GIVEN REQUEST ::
The lines from the top of the material below through the line containing "(title) at (12,47)" are to be printed exactly, with pictures omitted.

————

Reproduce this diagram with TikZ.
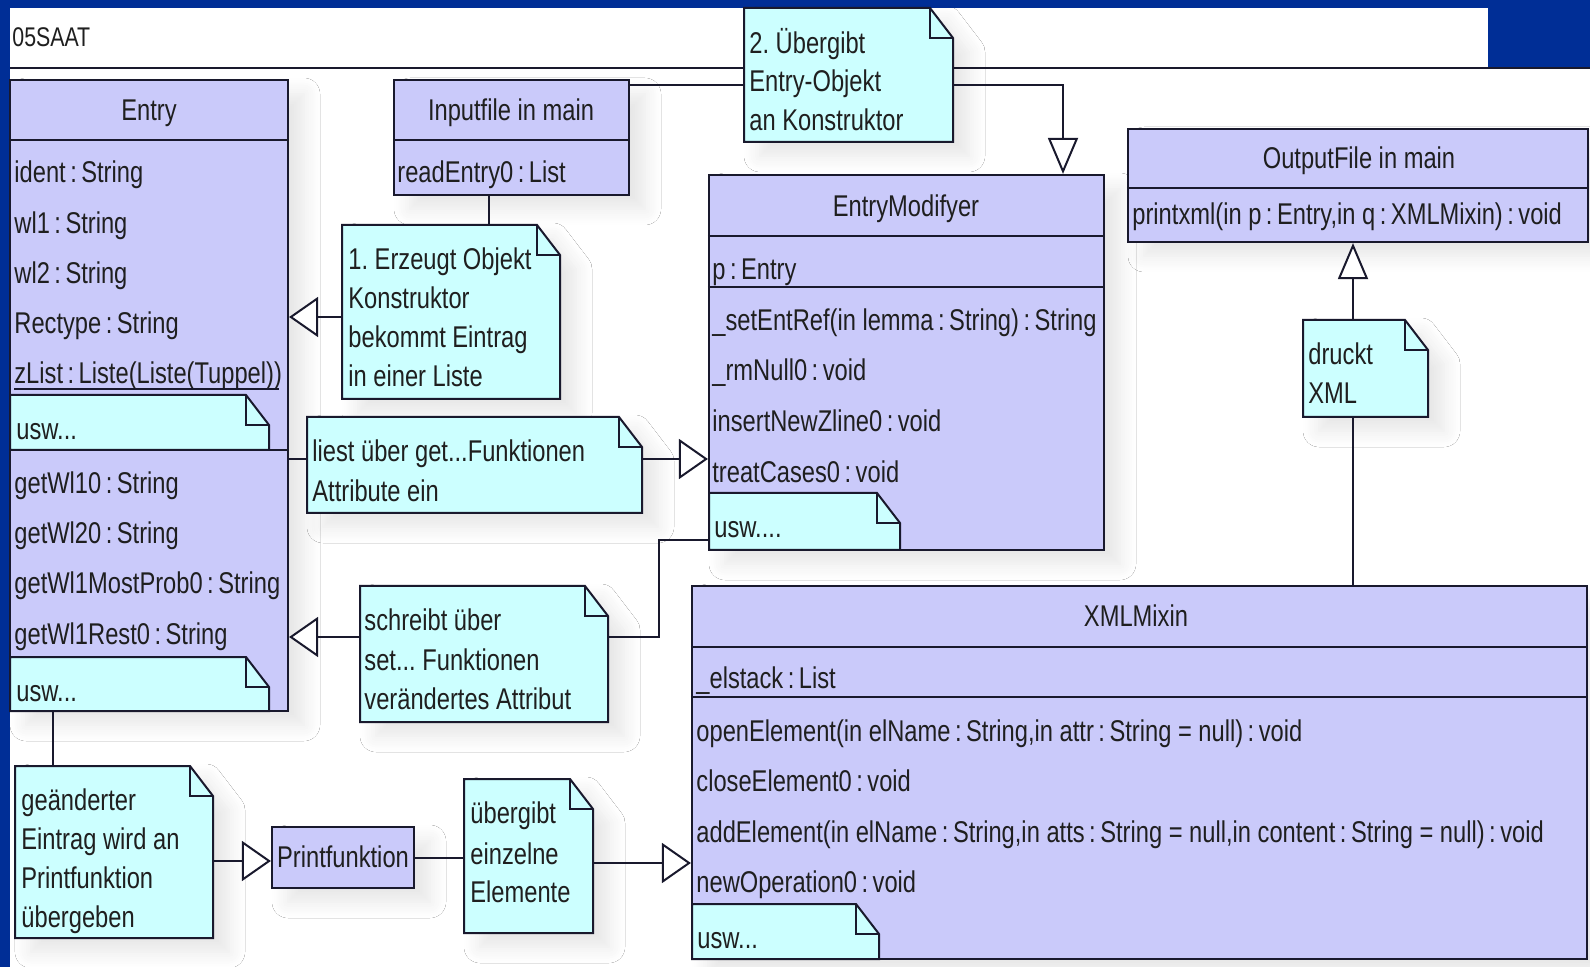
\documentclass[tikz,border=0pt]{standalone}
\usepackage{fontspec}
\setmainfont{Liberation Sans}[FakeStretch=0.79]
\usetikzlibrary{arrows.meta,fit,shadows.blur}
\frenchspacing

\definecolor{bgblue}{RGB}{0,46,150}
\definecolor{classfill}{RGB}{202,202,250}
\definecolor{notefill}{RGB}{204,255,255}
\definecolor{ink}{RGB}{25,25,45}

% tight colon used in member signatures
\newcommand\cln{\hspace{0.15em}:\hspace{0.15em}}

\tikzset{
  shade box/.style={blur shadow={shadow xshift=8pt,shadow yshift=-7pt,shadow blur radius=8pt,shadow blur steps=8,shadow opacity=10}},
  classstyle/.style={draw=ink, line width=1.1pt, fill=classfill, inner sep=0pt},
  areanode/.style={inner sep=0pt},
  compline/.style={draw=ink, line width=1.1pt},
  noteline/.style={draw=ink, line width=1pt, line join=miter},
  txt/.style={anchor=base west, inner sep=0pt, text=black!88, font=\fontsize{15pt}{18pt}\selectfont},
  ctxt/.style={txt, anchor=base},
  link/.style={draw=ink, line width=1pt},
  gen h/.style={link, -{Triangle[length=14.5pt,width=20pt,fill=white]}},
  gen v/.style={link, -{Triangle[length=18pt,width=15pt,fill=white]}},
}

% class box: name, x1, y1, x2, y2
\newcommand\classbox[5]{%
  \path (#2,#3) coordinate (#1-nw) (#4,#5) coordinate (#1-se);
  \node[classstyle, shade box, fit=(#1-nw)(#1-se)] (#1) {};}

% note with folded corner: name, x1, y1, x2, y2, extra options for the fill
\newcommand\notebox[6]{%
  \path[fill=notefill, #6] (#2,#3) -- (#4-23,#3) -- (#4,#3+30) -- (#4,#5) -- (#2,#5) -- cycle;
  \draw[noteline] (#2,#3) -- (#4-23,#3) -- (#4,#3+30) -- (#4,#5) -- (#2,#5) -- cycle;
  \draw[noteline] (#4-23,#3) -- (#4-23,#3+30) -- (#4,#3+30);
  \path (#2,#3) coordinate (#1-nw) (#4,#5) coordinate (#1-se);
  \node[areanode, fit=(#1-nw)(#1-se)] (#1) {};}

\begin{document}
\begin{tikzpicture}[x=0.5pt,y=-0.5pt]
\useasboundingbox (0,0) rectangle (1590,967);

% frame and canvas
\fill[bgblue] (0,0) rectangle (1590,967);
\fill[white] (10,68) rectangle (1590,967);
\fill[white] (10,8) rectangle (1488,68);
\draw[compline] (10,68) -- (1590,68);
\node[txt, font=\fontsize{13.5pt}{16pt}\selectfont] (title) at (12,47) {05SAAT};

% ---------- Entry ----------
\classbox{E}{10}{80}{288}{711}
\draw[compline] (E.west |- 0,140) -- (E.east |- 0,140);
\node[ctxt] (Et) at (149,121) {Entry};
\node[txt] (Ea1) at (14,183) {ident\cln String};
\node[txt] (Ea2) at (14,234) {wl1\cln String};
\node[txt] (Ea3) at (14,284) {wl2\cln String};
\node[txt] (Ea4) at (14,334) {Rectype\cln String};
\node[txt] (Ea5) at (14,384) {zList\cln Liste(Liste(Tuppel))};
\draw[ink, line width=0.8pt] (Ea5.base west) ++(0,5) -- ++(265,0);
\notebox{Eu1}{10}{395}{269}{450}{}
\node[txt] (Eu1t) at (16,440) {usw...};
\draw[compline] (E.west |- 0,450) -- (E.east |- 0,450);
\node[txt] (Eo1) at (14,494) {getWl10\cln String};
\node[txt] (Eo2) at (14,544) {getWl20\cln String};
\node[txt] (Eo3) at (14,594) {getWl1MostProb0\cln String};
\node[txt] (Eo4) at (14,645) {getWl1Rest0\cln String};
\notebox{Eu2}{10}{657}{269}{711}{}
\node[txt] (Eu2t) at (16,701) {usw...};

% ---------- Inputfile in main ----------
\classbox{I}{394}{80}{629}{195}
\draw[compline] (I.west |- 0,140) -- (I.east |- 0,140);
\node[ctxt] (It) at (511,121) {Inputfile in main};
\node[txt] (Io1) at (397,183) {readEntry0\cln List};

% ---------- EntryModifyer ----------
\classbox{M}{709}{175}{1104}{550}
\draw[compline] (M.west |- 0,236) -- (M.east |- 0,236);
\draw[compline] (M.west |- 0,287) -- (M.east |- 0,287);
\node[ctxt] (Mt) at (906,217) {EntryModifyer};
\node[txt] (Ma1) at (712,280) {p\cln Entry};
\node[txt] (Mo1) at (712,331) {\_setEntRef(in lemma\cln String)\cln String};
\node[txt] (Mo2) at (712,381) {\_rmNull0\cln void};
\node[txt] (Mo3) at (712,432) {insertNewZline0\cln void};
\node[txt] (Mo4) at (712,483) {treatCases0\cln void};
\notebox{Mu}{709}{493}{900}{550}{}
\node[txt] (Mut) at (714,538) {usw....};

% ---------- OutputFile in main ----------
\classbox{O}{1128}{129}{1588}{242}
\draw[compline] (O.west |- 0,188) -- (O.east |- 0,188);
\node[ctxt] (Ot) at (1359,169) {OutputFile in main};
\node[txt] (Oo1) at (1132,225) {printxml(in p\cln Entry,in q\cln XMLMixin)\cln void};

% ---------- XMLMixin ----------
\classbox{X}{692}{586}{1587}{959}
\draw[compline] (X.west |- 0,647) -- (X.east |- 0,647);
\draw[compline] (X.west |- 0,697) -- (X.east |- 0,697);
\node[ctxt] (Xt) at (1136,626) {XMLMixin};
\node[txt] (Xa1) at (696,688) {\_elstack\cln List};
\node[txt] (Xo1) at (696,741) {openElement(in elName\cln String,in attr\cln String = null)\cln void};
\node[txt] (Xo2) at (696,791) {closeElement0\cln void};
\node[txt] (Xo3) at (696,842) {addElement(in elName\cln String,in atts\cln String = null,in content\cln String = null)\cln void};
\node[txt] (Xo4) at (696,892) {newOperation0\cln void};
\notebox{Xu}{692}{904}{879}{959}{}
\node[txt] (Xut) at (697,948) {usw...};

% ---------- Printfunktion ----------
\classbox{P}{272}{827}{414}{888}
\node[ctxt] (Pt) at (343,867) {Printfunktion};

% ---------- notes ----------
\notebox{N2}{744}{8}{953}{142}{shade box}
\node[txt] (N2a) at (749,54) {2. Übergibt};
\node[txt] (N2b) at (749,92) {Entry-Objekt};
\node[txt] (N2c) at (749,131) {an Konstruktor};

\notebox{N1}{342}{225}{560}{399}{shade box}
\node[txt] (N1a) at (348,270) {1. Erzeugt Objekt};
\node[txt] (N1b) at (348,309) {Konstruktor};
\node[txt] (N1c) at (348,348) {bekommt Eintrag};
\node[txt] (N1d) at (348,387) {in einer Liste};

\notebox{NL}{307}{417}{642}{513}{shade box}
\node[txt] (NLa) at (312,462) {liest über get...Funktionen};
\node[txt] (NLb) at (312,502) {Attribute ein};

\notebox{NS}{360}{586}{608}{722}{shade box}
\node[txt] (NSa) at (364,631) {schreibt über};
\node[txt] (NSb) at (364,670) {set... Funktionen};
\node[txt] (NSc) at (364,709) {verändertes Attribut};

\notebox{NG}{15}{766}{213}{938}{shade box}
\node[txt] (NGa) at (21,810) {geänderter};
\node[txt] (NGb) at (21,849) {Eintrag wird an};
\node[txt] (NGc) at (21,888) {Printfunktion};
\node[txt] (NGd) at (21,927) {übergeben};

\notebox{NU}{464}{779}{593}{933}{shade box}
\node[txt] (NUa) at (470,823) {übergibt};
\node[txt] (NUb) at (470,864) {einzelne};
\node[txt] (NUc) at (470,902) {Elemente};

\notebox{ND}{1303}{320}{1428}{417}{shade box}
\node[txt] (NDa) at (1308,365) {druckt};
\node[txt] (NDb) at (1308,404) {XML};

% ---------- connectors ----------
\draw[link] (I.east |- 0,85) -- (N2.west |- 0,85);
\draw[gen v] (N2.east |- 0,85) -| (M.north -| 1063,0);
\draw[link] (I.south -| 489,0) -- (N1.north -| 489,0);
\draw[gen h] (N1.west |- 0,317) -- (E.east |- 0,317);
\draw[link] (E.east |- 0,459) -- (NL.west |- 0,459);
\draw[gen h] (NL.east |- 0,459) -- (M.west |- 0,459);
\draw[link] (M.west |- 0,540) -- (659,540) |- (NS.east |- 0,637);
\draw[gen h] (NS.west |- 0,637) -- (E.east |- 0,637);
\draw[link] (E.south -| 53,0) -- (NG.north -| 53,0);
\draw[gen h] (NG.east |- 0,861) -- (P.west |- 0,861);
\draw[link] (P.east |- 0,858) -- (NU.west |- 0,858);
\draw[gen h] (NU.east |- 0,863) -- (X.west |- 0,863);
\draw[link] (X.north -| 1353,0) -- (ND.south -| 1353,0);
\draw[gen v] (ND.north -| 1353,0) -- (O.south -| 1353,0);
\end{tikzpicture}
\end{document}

————

OUTPUT OF THE EXERCISE ::
Reproduce this diagram with TikZ.
\documentclass[tikz,border=0pt]{standalone}
\usepackage{fontspec}
\setmainfont{Liberation Sans}[FakeStretch=0.79]
\usetikzlibrary{arrows.meta,fit,shadows.blur}
\frenchspacing

\definecolor{bgblue}{RGB}{0,46,150}
\definecolor{classfill}{RGB}{202,202,250}
\definecolor{notefill}{RGB}{204,255,255}
\definecolor{ink}{RGB}{25,25,45}

% tight colon used in member signatures
\newcommand\cln{\hspace{0.15em}:\hspace{0.15em}}

\tikzset{
  shade box/.style={blur shadow={shadow xshift=8pt,shadow yshift=-7pt,shadow blur radius=8pt,shadow blur steps=8,shadow opacity=10}},
  classstyle/.style={draw=ink, line width=1.1pt, fill=classfill, inner sep=0pt},
  areanode/.style={inner sep=0pt},
  compline/.style={draw=ink, line width=1.1pt},
  noteline/.style={draw=ink, line width=1pt, line join=miter},
  txt/.style={anchor=base west, inner sep=0pt, text=black!88, font=\fontsize{15pt}{18pt}\selectfont},
  ctxt/.style={txt, anchor=base},
  link/.style={draw=ink, line width=1pt},
  gen h/.style={link, -{Triangle[length=14.5pt,width=20pt,fill=white]}},
  gen v/.style={link, -{Triangle[length=18pt,width=15pt,fill=white]}},
}

% class box: name, x1, y1, x2, y2
\newcommand\classbox[5]{%
  \path (#2,#3) coordinate (#1-nw) (#4,#5) coordinate (#1-se);
  \node[classstyle, shade box, fit=(#1-nw)(#1-se)] (#1) {};}

% note with folded corner: name, x1, y1, x2, y2, extra options for the fill
\newcommand\notebox[6]{%
  \path[fill=notefill, #6] (#2,#3) -- (#4-23,#3) -- (#4,#3+30) -- (#4,#5) -- (#2,#5) -- cycle;
  \draw[noteline] (#2,#3) -- (#4-23,#3) -- (#4,#3+30) -- (#4,#5) -- (#2,#5) -- cycle;
  \draw[noteline] (#4-23,#3) -- (#4-23,#3+30) -- (#4,#3+30);
  \path (#2,#3) coordinate (#1-nw) (#4,#5) coordinate (#1-se);
  \node[areanode, fit=(#1-nw)(#1-se)] (#1) {};}

\begin{document}
\begin{tikzpicture}[x=0.5pt,y=-0.5pt]
\useasboundingbox (0,0) rectangle (1590,967);

% frame and canvas
\fill[bgblue] (0,0) rectangle (1590,967);
\fill[white] (10,68) rectangle (1590,967);
\fill[white] (10,8) rectangle (1488,68);
\draw[compline] (10,68) -- (1590,68);
\node[txt, font=\fontsize{13.5pt}{16pt}\selectfont] (title) at (12,47) {05SAAT};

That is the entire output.